For Leung, getting the chance to run with Cabral, an All-American in both the steeplechase and the 5,000, has been a kick.

“Donn and I train together on a daily basis,” said Leung. “He is a team captain and being around him is incredible. I can go to him about everything. He’s one of the toughest people I have ever known; having someone like him around can be humbling.”

Having run in the NCAA Championships as a freshman in 2008, Leung knew how tough that competition held in Terre Haute, Ind. can be.

“As much as people like to think they can do well in their first time at that meet, having experience in that race is a big help,” said Leung. “Knowing the nature of the course and how fast the race starts is a help.”

Drawing on that experience and encouragement from coach Dolan, Leung was ready to do well in Indiana.

“Coach Dolan didn’t overcoach us; the one thing he stressed is that we should go in really, really confident,” said Leung. “We are the Mid-Atlantic regional champs; we belong there. Every single guy had confidence that he belonged there and had confidence in each teammate.”

Leung showed he belonged with the best as he cracked the Top 25 on the way to earning All-America honors.

“I was surprised to be near the top 20; I thought I had the possibility of being in the top 40 and making All-American,” said Leung, who covered 6.2 mile course in 30:19 in placing 21st with Cabral taking 34th in 30:27.

“It means a lot; it is a title on paper but it is an important milestone for me to get. I was an All-American in high school and I wanted that same status in college. I checked the results and looked at the people around me. It was most of the same people for years; it is good to know I can still compete at that level.”

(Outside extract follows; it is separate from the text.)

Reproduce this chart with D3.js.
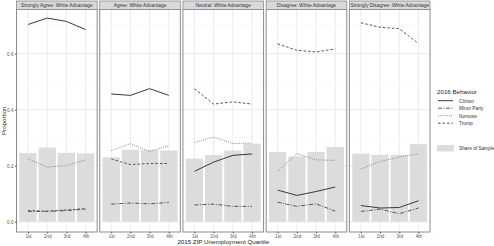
<!DOCTYPE html>
<html>
<head>
<meta charset="utf-8">
<script src="https://cdn.jsdelivr.net/npm/d3@7"></script>
<style>
  body { margin: 0; background: #fff; }
  text { font-family: "Liberation Sans", Arial, sans-serif; }
</style>
</head>
<body>
<div id="chart"></div>
<script>
// Data
var quartiles = ["1st", "2nd", "3rd", "4th"];
var panels = ["Strongly Agree: White Advantage", "Agree: White Advantage", "Neutral: White Advantage",
              "Disagree: White Advantage", "Strongly Disagree: White Advantage"];
var behaviors = ["Clinton", "Minor Party", "Nonvote", "Trump"];

// one row per panel, one value per quartile
var clinton = [[0.704, 0.727, 0.715, 0.686], [0.456, 0.451, 0.475, 0.451], [0.180, 0.213, 0.237, 0.242],
               [0.113, 0.094, 0.108, 0.124], [0.058, 0.049, 0.051, 0.075]];
var minorParty = [[0.037, 0.037, 0.040, 0.045], [0.063, 0.067, 0.064, 0.069], [0.060, 0.063, 0.055, 0.055],
                  [0.070, 0.055, 0.064, 0.038], [0.037, 0.045, 0.029, 0.049]];
var nonvote = [[0.224, 0.195, 0.200, 0.221], [0.254, 0.279, 0.251, 0.271], [0.283, 0.302, 0.279, 0.281],
               [0.180, 0.243, 0.221, 0.219], [0.189, 0.215, 0.231, 0.243]];
var trump = [[0.040, 0.038, 0.042, 0.047], [0.224, 0.204, 0.208, 0.208], [0.475, 0.420, 0.428, 0.420],
             [0.635, 0.612, 0.606, 0.617], [0.710, 0.694, 0.689, 0.636]];
var share = [[0.245, 0.265, 0.246, 0.244], [0.230, 0.257, 0.256, 0.254], [0.225, 0.238, 0.254, 0.279],
             [0.249, 0.233, 0.249, 0.267], [0.243, 0.239, 0.239, 0.277]];
var yTicks = [0, 0.2, 0.4, 0.6];
var yMinor = [0.1, 0.3, 0.5, 0.7];

var seriesByBehavior = { "Clinton": clinton, "Minor Party": minorParty, "Nonvote": nonvote, "Trump": trump };
var dashes = { "Clinton": null, "Minor Party": "4,1.5,1,1.5", "Nonvote": "1,1.2", "Trump": "2.5,2" };
var strokes = { "Clinton": "#3a3a3a", "Minor Party": "#555", "Nonvote": "#8a8a8a", "Trump": "#555" };

var W = 494, H = 246;
var svg = d3.select("#chart").append("svg").attr("width", W).attr("height", H);

var plotTop = 9.5, plotBottom = 232, stripTop = 1;

// panel positions
var panelX = d3.scaleBand().domain(panels).range([16.5, 430]).paddingInner(0.031);
var pw = panelX.bandwidth();

var y = d3.scaleLinear().domain([-0.0365, 0.7575]).range([plotBottom, plotTop]);
var x = d3.scalePoint().domain(quartiles).range([0, pw]).padding(0.6);
var barW = x.step() * 0.9;

var line = d3.line().x(function (d, i) { return x(quartiles[i]); }).y(function (d) { return y(d); });

panels.forEach(function (p, pi) {
  var g = svg.append("g").attr("transform", "translate(" + panelX(p) + ",0)");

  // grid
  g.selectAll(".minor").data(yMinor).enter().append("line")
    .attr("x1", 0).attr("x2", pw).attr("y1", d => y(d)).attr("y2", d => y(d))
    .attr("stroke", "#f3f3f3").attr("stroke-width", 0.5);
  g.selectAll(".major").data(yTicks).enter().append("line")
    .attr("x1", 0).attr("x2", pw).attr("y1", d => y(d)).attr("y2", d => y(d))
    .attr("stroke", "#ebebeb").attr("stroke-width", 1);
  g.selectAll(".vgrid").data(quartiles).enter().append("line")
    .attr("x1", d => x(d)).attr("x2", d => x(d)).attr("y1", plotTop).attr("y2", plotBottom)
    .attr("stroke", "#ebebeb").attr("stroke-width", 1);

  // share of sample bars
  g.selectAll(".bar").data(share[pi]).enter().append("rect")
    .attr("x", (d, i) => x(quartiles[i]) - barW / 2)
    .attr("width", barW)
    .attr("y", d => y(d))
    .attr("height", d => y(0) - y(d))
    .attr("fill", "#dcdcdc");

  // behavior lines
  behaviors.forEach(function (b) {
    g.append("path")
      .datum(seriesByBehavior[b][pi])
      .attr("d", line)
      .attr("fill", "none")
      .attr("stroke", strokes[b])
      .attr("stroke-width", 1)
      .attr("stroke-dasharray", dashes[b]);
  });

  // panel border
  g.append("rect").attr("x", 0).attr("y", plotTop).attr("width", pw).attr("height", plotBottom - plotTop)
    .attr("fill", "none").attr("stroke", "#8c8c8c").attr("stroke-width", 1);

  // strip
  g.append("rect").attr("x", 0).attr("y", stripTop).attr("width", pw).attr("height", plotTop - stripTop)
    .attr("fill", "#d9d9d9").attr("stroke", "#8c8c8c").attr("stroke-width", 0.8);
  g.append("text").attr("x", pw / 2).attr("y", (stripTop + plotTop) / 2 + 1.8)
    .attr("text-anchor", "middle").attr("font-size", 4.9).attr("fill", "#333").text(p);

  // x axis
  var xa = g.append("g").attr("transform", "translate(0," + plotBottom + ")")
    .call(d3.axisBottom(x).tickSize(1.5).tickPadding(1));
  xa.select(".domain").remove();
  xa.selectAll("line").attr("stroke", "#555");
  xa.selectAll("text").attr("font-size", 4.6).attr("fill", "#555");
});

// y axis on first panel
var ya = svg.append("g").attr("transform", "translate(" + panelX(panels[0]) + ",0)")
  .call(d3.axisLeft(y).tickValues(yTicks).tickFormat(d3.format(".1f")).tickSize(1.5).tickPadding(1.5));
ya.select(".domain").remove();
ya.selectAll("line").attr("stroke", "#555");
ya.selectAll("text").attr("font-size", 4.6).attr("fill", "#555");

// axis titles
svg.append("text").attr("transform", "translate(6," + ((plotTop + plotBottom) / 2) + ") rotate(-90)")
  .attr("text-anchor", "middle").attr("font-size", 6.2).attr("fill", "#222").text("Proportion");
svg.append("text").attr("x", (16.5 + 430) / 2).attr("y", 244.3)
  .attr("text-anchor", "middle").attr("font-size", 6.2).attr("fill", "#222").text("2015 ZIP Unemployment Quartile");

// legend
var lg = svg.append("g").attr("transform", "translate(437,0)");
lg.append("text").attr("x", 0).attr("y", 93.5).attr("font-size", 6.2).attr("fill", "#222").text("2016 Behavior");
behaviors.forEach(function (b, i) {
  var cy = 100.7 + i * 7.5;
  lg.append("line").attr("x1", 1).attr("x2", 16).attr("y1", cy).attr("y2", cy)
    .attr("stroke", strokes[b]).attr("stroke-width", 1).attr("stroke-dasharray", dashes[b]);
  lg.append("text").attr("x", 22).attr("y", cy + 1.8).attr("font-size", 4.8).attr("fill", "#333").text(b);
});
lg.append("rect").attr("x", 0).attr("y", 145).attr("width", 17).attr("height", 6.5).attr("fill", "#dcdcdc");
lg.append("text").attr("x", 22).attr("y", 150).attr("font-size", 4.8).attr("fill", "#333").text("Share of Sample");
</script>
</body>
</html>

For Leung, reaching a higher level when it counted most has been sweet. “The last two weeks have been a blur,” said Leung.

“As a team, we have had a dream season. In the beginning of the season, we wrote down our goals. One was to win the Mid-Atlantic and another was to place in top 15 at the NCAA meet.”

And while Leung may have fallen just short of the goal that adorned his ceiling in Montana, he certainly sent a message to his competition.